Testa did not specifically track photocopy expenses related to its work on the case. Instead, it billed Nidek a 7 percent overhead fee on top of its legal fees to cover photocopies, telephone, postage, telecopy, local transportation, overtime, Westlaw fees and other miscellaneous expenses. Nidek claimed half of that total overhead fee as its cost for Testa’s internal photocopies necessarily obtained for use in this case.

The Federal Circuit concluded that this was not sufficient to support the award of nearly $80,000 in photocopy expenses. "Not only is Nidek’s estimate of the portion of the overhead attributable to copying ‘rough’, there was not even an attempt to account for the portion of the photocopies that were not necessary to the maintenance of the action," it explained, concluding, "Awarding any costs in the absence of reasonable proof supporting Testa’s internal copy expenses was an abuse of discretion."

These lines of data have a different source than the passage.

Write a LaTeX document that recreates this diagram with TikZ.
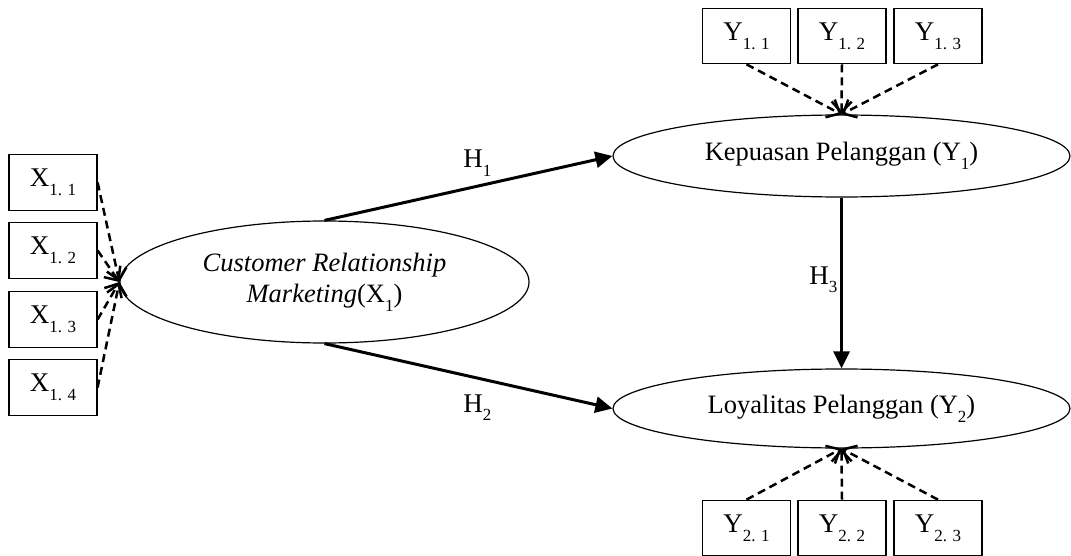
\documentclass[tikz,border=0pt]{standalone}
\usepackage{fontspec}
\setmainfont{Liberation Serif}
\usetikzlibrary{arrows.meta,shapes.geometric}
\newcommand{\lowsub}[1]{\raisebox{-0.33em}{\fontsize{8.5}{9}\selectfont #1}}
\tikzset{
  latent/.style={draw, ellipse, line width=0.6pt, inner sep=0pt, align=center, font=\fontsize{13.25}{15.5}\selectfont},
  ind/.style={draw, rectangle, line width=0.6pt, inner sep=0pt, minimum width=44pt, minimum height=27.75pt, font=\fontsize{13.5}{15}\selectfont},
  refl/.style={dash pattern=on 4pt off 2.5pt, line width=1.25pt, -{Straight Barb[length=5.5pt,width=10pt]}},
  hyp/.style={line width=1.5pt, -{Triangle[length=8.5pt,width=8pt]}},
  hlabel/.style={anchor=base west, inner sep=0pt, font=\fontsize{13.5}{15}\selectfont},
}

\begin{document}
\begin{tikzpicture}[x=0.5pt, y=-0.5pt]
  \useasboundingbox (0,0) rectangle (1071,556);

  % Latent variables
  \node[latent, minimum width=204.5pt, minimum height=61pt] (crm) at (324.5,282)
    {\textit{Customer Relationship}\\\textit{Marketing}(X\lowsub{1})};
  \node[latent, minimum width=228.5pt, minimum height=41pt] (kp) at (841.5,156)
    {Kepuasan Pelanggan (Y\lowsub{1})};
  \node[latent, minimum width=228.5pt, minimum height=39.5pt] (ly) at (841.5,408.5)
    {Loyalitas Pelanggan (Y\lowsub{2})};

  % Indicators of X1
  \foreach \i/\y in {1/182.5, 2/250.5, 3/319.5, 4/387.5} {
    \node[ind] (x\i) at (53,\y) {X\lowsub{1. \i}};
    \draw[refl] (x\i.east) -- (crm.west);
  }

  % Indicators of Y1 and Y2
  \foreach \i/\x in {1/746.5, 2/842, 3/938} {
    \node[ind] (ya\i) at (\x,36) {Y\lowsub{1. \i}};
    \draw[refl] (ya\i.south) -- (kp.north);
    \node[ind] (yb\i) at (\x,528) {Y\lowsub{2. \i}};
    \draw[refl] (yb\i.north) -- (ly.south);
  }

  % Hypotheses
  \draw[hyp] (crm.north) -- (kp.west);
  \draw[hyp] (crm.south) -- (ly.west);
  \draw[hyp] (kp.south) -- (ly.north);
  \node[hlabel] (h1) at (463,168) {H\lowsub{1}};
  \node[hlabel] (h2) at (463,412) {H\lowsub{2}};
  \node[hlabel] (h3) at (809,284) {H\lowsub{3}};
\end{tikzpicture}
\end{document}
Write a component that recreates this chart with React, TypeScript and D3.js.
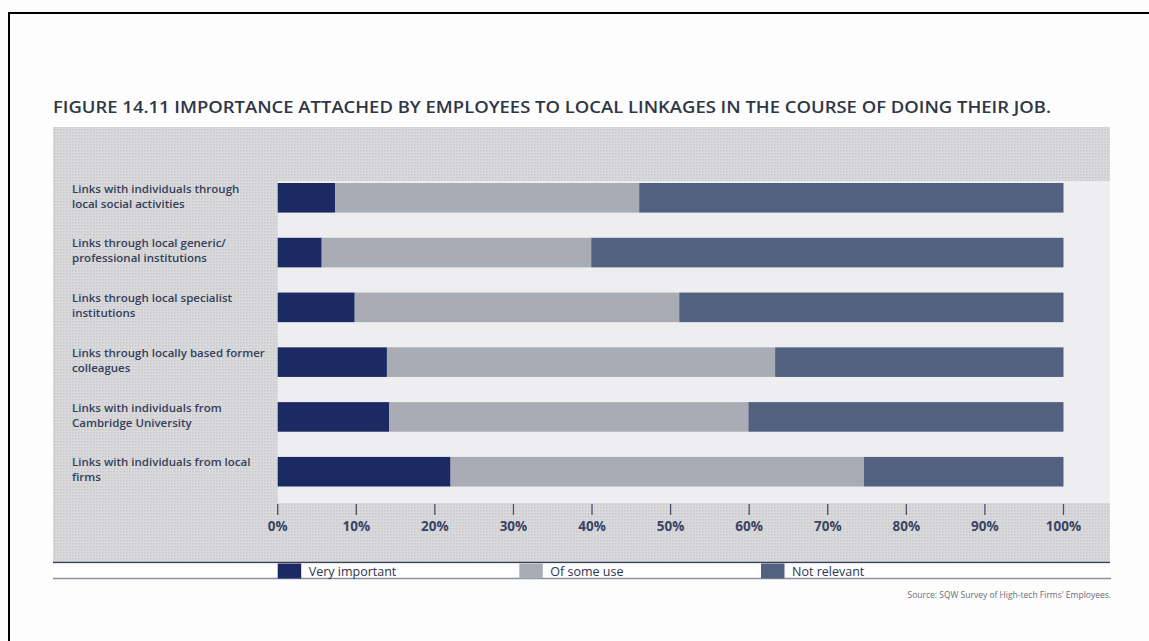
import React from "react";
import * as d3 from "d3";

const categories = [
  ["Links with individuals through", "local social activities"],
  ["Links through local generic/", "professional institutions"],
  ["Links through local specialist", "institutions"],
  ["Links through locally based former", "colleagues"],
  ["Links with individuals from", "Cambridge University"],
  ["Links with individuals from local", "firms"],
];
const veryImportant = [7.3, 5.6, 9.8, 13.9, 14.2, 22.0];
const ofSomeUse = [38.7, 34.3, 41.3, 49.4, 45.7, 52.6];
const notRelevant = [54.0, 60.1, 48.9, 36.7, 40.1, 25.4];
const seriesNames = ["Very important", "Of some use", "Not relevant"];
const tickValues = [0, 10, 20, 30, 40, 50, 60, 70, 80, 90, 100];

const colors = ["#1b2a63", "#a9acb4", "#526180"];
const textColor = "#36405a";

export default function App() {
  const W = 1149, H = 641;
  const x = d3.scaleLinear().domain([0, 100]).range([277.7, 1063.5]);
  const keys = categories.map((c) => c.join(" "));
  const y = d3.scaleBand<string>().domain(keys).range([183, 486.5]).paddingInner(0.46).paddingOuter(0);

  const table = keys.map((k, i) => ({ key: k, v0: veryImportant[i], v1: ofSomeUse[i], v2: notRelevant[i] }));
  const stacked = d3.stack<any>().keys(["v0", "v1", "v2"])(table);

  const font = "'Open Sans', 'Noto Sans', sans-serif";
  const legendX = [277.7, 519.3, 761];

  return (
    <svg width={W} height={H} style={{ position: "absolute", left: 0, top: 0, background: "#fdfdfd" }}>
      <defs>
        <pattern id="dots" width="3" height="3" patternUnits="userSpaceOnUse">
          <rect width="3" height="3" fill="#dadadc" />
          <rect width="1.5" height="1.5" fill="#c9c9cc" />
        </pattern>
      </defs>
      <rect x={0} y={0} width={W} height={H} fill="#fdfdfd" />
      {/* outer border */}
      <line x1={9} y1={13} x2={W} y2={13} stroke="#000" strokeWidth={2} />
      <line x1={9} y1={12} x2={9} y2={H} stroke="#000" strokeWidth={2} />

      {/* title */}
      <text x={53} y={113} fontFamily={font} fontWeight={600} fontSize={17} fill="#2f3646"
        textLength={998} lengthAdjust="spacingAndGlyphs">
        FIGURE 14.11  IMPORTANCE ATTACHED BY EMPLOYEES TO LOCAL LINKAGES IN THE COURSE OF DOING THEIR JOB.
      </text>

      {/* panel */}
      <rect x={53} y={127} width={1057} height={435.5} fill="url(#dots)" />
      <rect x={x(0)} y={181} width={1110 - x(0)} height={322} fill="#eeeef0" />
      <line x1={53} y1={562.5} x2={1110} y2={562.5} stroke="#3b435a" strokeWidth={1.5} />
      <rect x={53} y={563.5} width={1057} height={14.5} fill="#ffffff" />
      <line x1={53} y1={578.5} x2={1111} y2={578.5} stroke="#8b909b" strokeWidth={1.5} />

      {/* bars */}
      {stacked.map((s, si) => (
        <g key={si} fill={colors[si]}>
          {s.map((d: any, i: number) => (
            <rect key={i} x={x(d[0])} y={y(keys[i])} width={x(d[1]) - x(d[0])} height={y.bandwidth()} />
          ))}
        </g>
      ))}

      {/* category labels */}
      {categories.map((lines, i) => (
        <text key={i} fontFamily={font} fontWeight={600} fontSize={11.5} fill={textColor}>
          {lines.map((l, j) => (
            <tspan key={j} x={72} y={(y(keys[i]) as number) + 9.5 + j * 15}>{l}</tspan>
          ))}
        </text>
      ))}

      {/* axis ticks */}
      {tickValues.map((t) => (
        <g key={t}>
          <line x1={x(t)} x2={x(t)} y1={504} y2={515} stroke="#4a5066" strokeWidth={1.3} />
          <text x={x(t)} y={531} textAnchor="middle" fontFamily={font} fontWeight={700} fontSize={13.5}
            fill="#3a4564">{t}%</text>
        </g>
      ))}

      {/* legend */}
      {seriesNames.map((n, i) => (
        <g key={n}>
          <rect x={legendX[i]} y={563.5} width={23.5} height={15} fill={colors[i]} />
          <text x={legendX[i] + 31} y={575.5} fontFamily={font} fontWeight={500} fontSize={12.5} fill="#2b3450">{n}</text>
        </g>
      ))}

      {/* source */}
      <text x={1111} y={598} textAnchor="end" fontFamily={font} fontSize={8.5} fill="#6a6d78">
        Source: SQW Survey of High-tech Firms' Employees.
      </text>
    </svg>
  );
}
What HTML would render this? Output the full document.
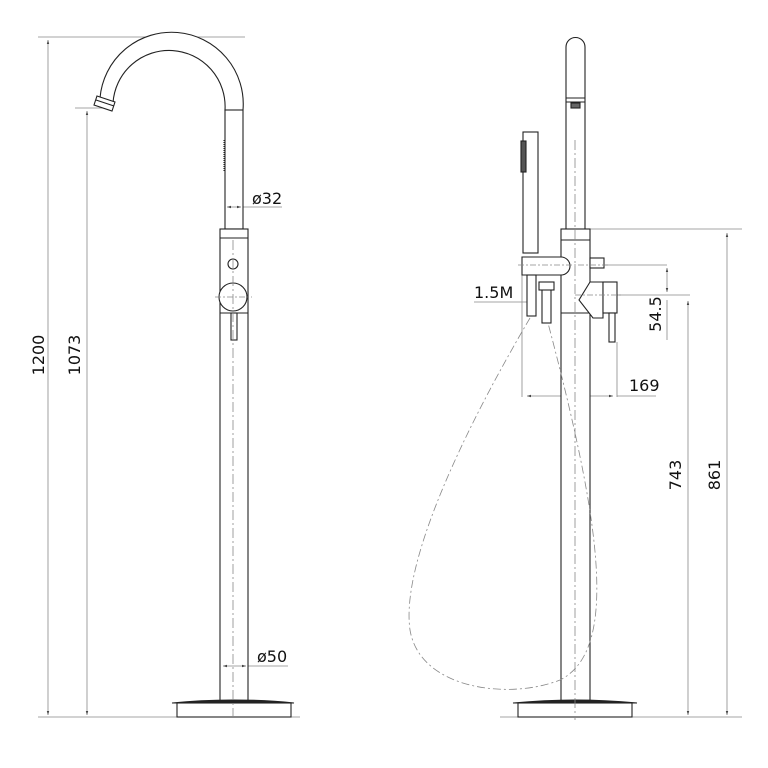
<!DOCTYPE html>
<html><head><style>html,body{margin:0;padding:0;background:#fff}svg{display:block}</style></head>
<body>
<svg width="768" height="768" viewBox="0 0 768 768" xmlns="http://www.w3.org/2000/svg" font-family="DejaVu Sans, sans-serif">
<defs>
<marker id="a" viewBox="0 0 10 10" refX="10" refY="5" markerWidth="5" markerHeight="5" orient="auto-start-reverse"><path d="M0,2 L10,5 L0,8z" fill="#444"/></marker>
</defs>
<g stroke="#888" stroke-width="0.8" fill="none">
<line x1="38" y1="37" x2="245" y2="37"/>
<line x1="75" y1="108" x2="105" y2="108"/>
<line x1="48" y1="40" x2="48" y2="715" marker-start="url(#a)" marker-end="url(#a)"/>
<line x1="87" y1="111" x2="87" y2="715" marker-start="url(#a)" marker-end="url(#a)"/>
<line x1="38" y1="717" x2="300" y2="717"/>
<line x1="243" y1="207" x2="282" y2="207"/>
<line x1="248" y1="666" x2="288" y2="666"/>
<line x1="590" y1="229" x2="742" y2="229"/>
<line x1="727" y1="233" x2="727" y2="715" marker-start="url(#a)" marker-end="url(#a)"/>
<line x1="688" y1="301" x2="688" y2="715" marker-start="url(#a)" marker-end="url(#a)"/>
<line x1="500" y1="717" x2="742" y2="717"/>
<line x1="612" y1="295" x2="690" y2="295"/>
<line x1="600" y1="265" x2="667" y2="265"/>
<line x1="667" y1="268" x2="667" y2="292" marker-start="url(#a)" marker-end="url(#a)"/>
<line x1="667" y1="300" x2="667" y2="340"/>
<line x1="522" y1="275" x2="522" y2="397"/>
<line x1="617" y1="342" x2="617" y2="397"/>
<line x1="527" y1="396" x2="613" y2="396" marker-start="url(#a)" marker-end="url(#a)"/>
<line x1="617" y1="396" x2="656" y2="396"/>
<line x1="474" y1="302" x2="527" y2="302"/>
</g>
<g stroke="#222" stroke-width="1.1" fill="#fff">
<path d="M243,110 A71,71 0 0 0 100,98 L113,103 A53,53 0 0 1 225,110 Z"/>
<path d="M97,96 L115,102 L112,111 L94,105 Z"/>
<line x1="96" y1="100" x2="114" y2="106"/>
<rect x="225" y="110" width="18" height="119"/>
<line x1="224" y1="140" x2="224" y2="172" stroke-dasharray="1,1"/>
<rect x="220" y="229" width="28" height="472"/>
<line x1="220" y1="238" x2="248" y2="238"/>
<line x1="220" y1="313" x2="248" y2="313"/>
<circle cx="233" cy="264" r="5"/>
<circle cx="233" cy="297" r="14"/>
<rect x="231" y="313" width="6" height="27"/>
<path d="M172,703 Q200,700 233,700 Q266,700 294,703 Z" fill="#222"/>
<rect x="177" y="703" width="114" height="14"/>
<path d="M566,229 L566,47 A9.5,9.5 0 0 1 585,47 L585,229 Z"/>
<line x1="566" y1="98" x2="585" y2="98"/>
<line x1="566" y1="102" x2="585" y2="102"/>
<rect x="571" y="103" width="9" height="5" fill="#666"/>
<rect x="561" y="229" width="29" height="472"/>
<line x1="561" y1="240" x2="590" y2="240"/>
<line x1="561" y1="313" x2="590" y2="313"/>
<rect x="523" y="132" width="15" height="121"/>
<rect x="521" y="141" width="5" height="31" fill="#555"/>
<path d="M522,257 L561,257 A9,9 0 0 1 561,275 L522,275 Z"/>
<rect x="527" y="275" width="9" height="41"/>
<rect x="542" y="289" width="9" height="34"/>
<rect x="539" y="282" width="15" height="8"/>
<rect x="590" y="258" width="14" height="10"/>
<path d="M590,282 L603,282 L603,318 L593,318 L579,300 Z"/>
<rect x="603" y="282" width="14" height="31"/>
<rect x="609" y="313" width="6" height="29"/>
<path d="M513,703 Q545,700 575,700 Q605,700 637,703 Z" fill="#222"/>
<rect x="518" y="703" width="114" height="14"/>
</g>
<g stroke="#888" stroke-width="0.8" fill="none">
<line x1="227" y1="207" x2="241" y2="207" marker-start="url(#a)" marker-end="url(#a)"/>
<line x1="223" y1="666" x2="246" y2="666" marker-start="url(#a)" marker-end="url(#a)"/>
<line x1="233" y1="240" x2="233" y2="720" stroke-dasharray="10,3,2,3"/>
<line x1="575" y1="140" x2="575" y2="720" stroke-dasharray="10,3,2,3"/>
<line x1="215" y1="297" x2="252" y2="297" stroke-dasharray="6,2,2,2"/>
<line x1="518" y1="265" x2="610" y2="265" stroke-dasharray="6,2,2,2"/>
<line x1="575" y1="295" x2="622" y2="295" stroke-dasharray="6,2,2,2"/>
<path d="M530,318 C470,420 400,560 410,630 C420,690 510,700 560,680 C620,650 600,520 548,323" stroke-dasharray="8,3,2,3"/>
</g>
<g fill="#111" font-size="16">
<text x="252" y="204">ø32</text>
<text x="257" y="662">ø50</text>
<text x="474" y="298">1.5M</text>
<text x="629" y="391">169</text>
<text transform="translate(44,355) rotate(-90)" text-anchor="middle">1200</text>
<text transform="translate(80,355) rotate(-90)" text-anchor="middle">1073</text>
<text transform="translate(661,314) rotate(-90)" text-anchor="middle">54.5</text>
<text transform="translate(681,475) rotate(-90)" text-anchor="middle">743</text>
<text transform="translate(720,475) rotate(-90)" text-anchor="middle">861</text>
</g>
</svg>
</body></html>
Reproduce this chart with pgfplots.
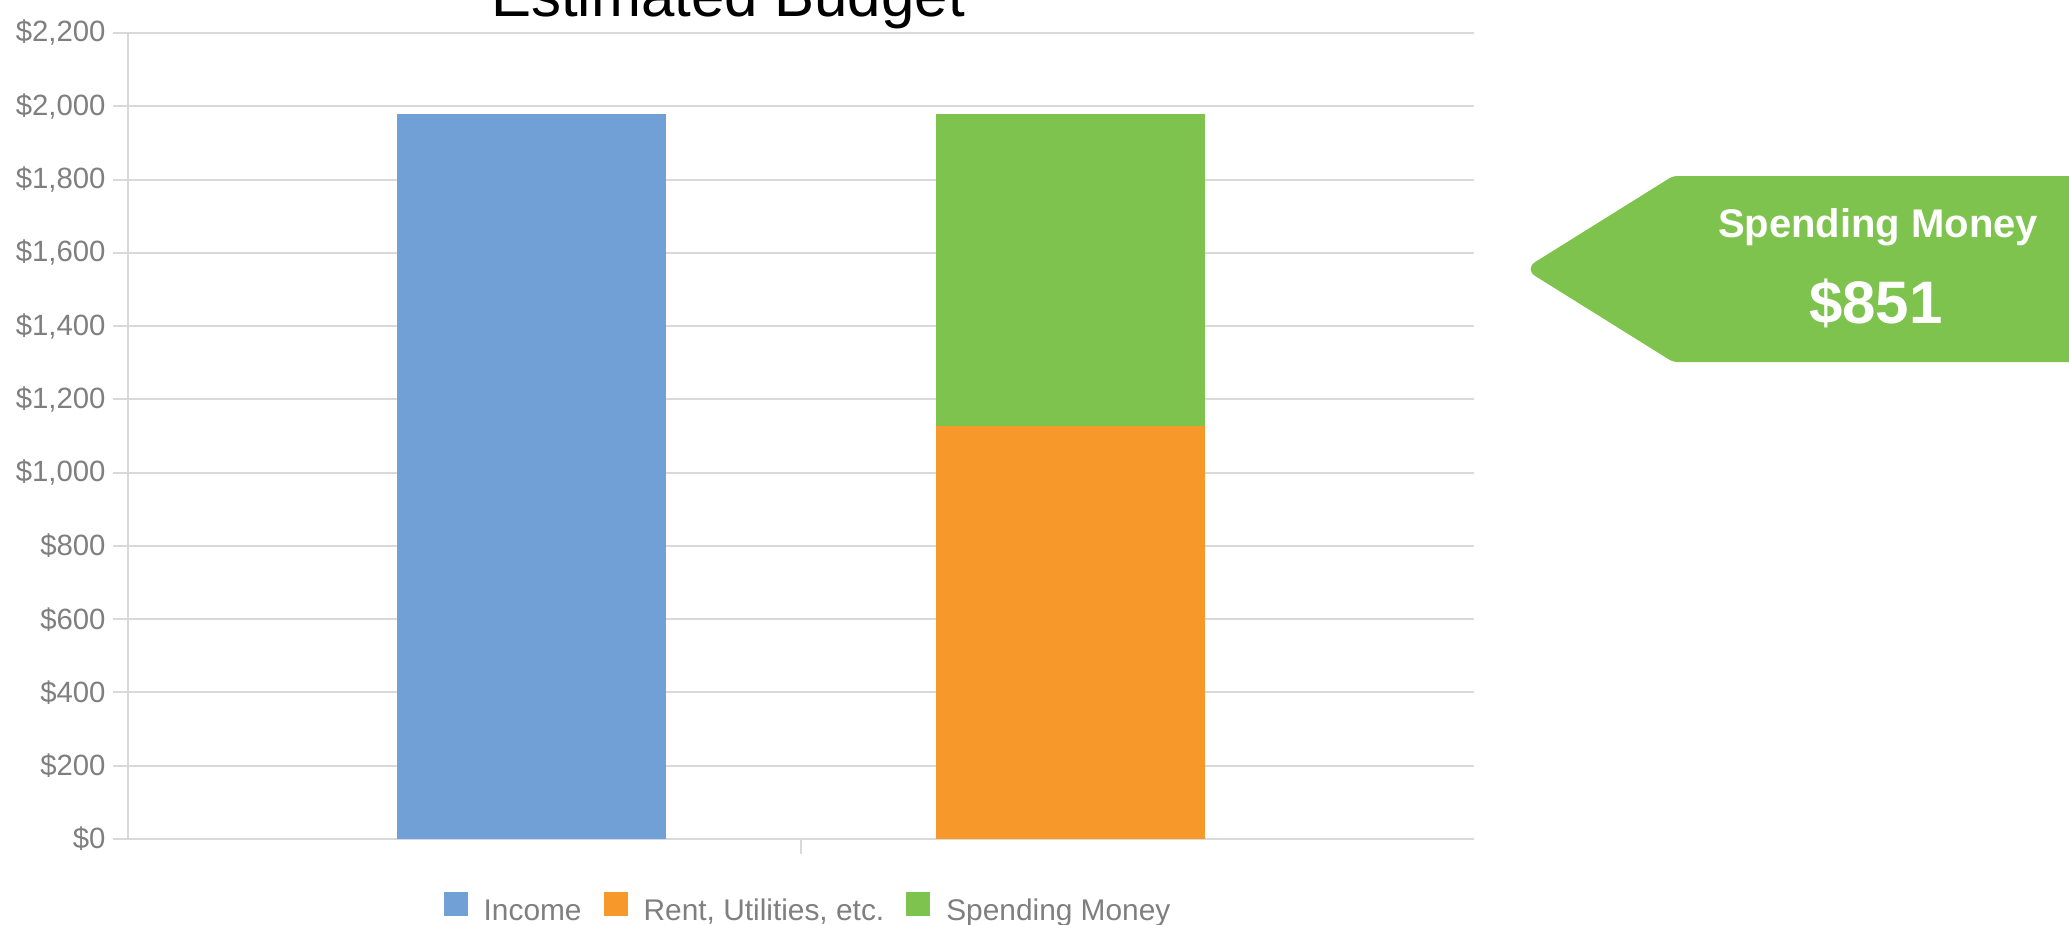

The court expressed similar concern about costs awarded for deposition transcripts. In its review of the record, the court discovered at least two deposition charges that were counted twice and others that failed to show who was deposed or what services were included in the invoice charge.

"Without knowing who was deposed or what services were provided, the district court could not have determined whether the expenses at issue were 'necessarily obtained for use in the case’, and so could not have determined whether those expenses were taxable under section 1920(2)," the court said.In light of this record, the court concluded its opinion with a warning.

"[T]he fact that a case is particularly complex does not give the prevailing party an unchecked right to collect nearly $400,000 in costs. Cost awards are bound by the constraints of section 1920, and, when challenged, a prevailing party must offer some reliable documentation or other proof that its bill of costs represents the allowable costs that it actually and necessarily incurred during the litigation."

Because Nidek failed in several instances to offer appropriate documentation, the court said, it is not entitled to recover those costs, "no matter whether the total amount of the billed costs may seem reasonable."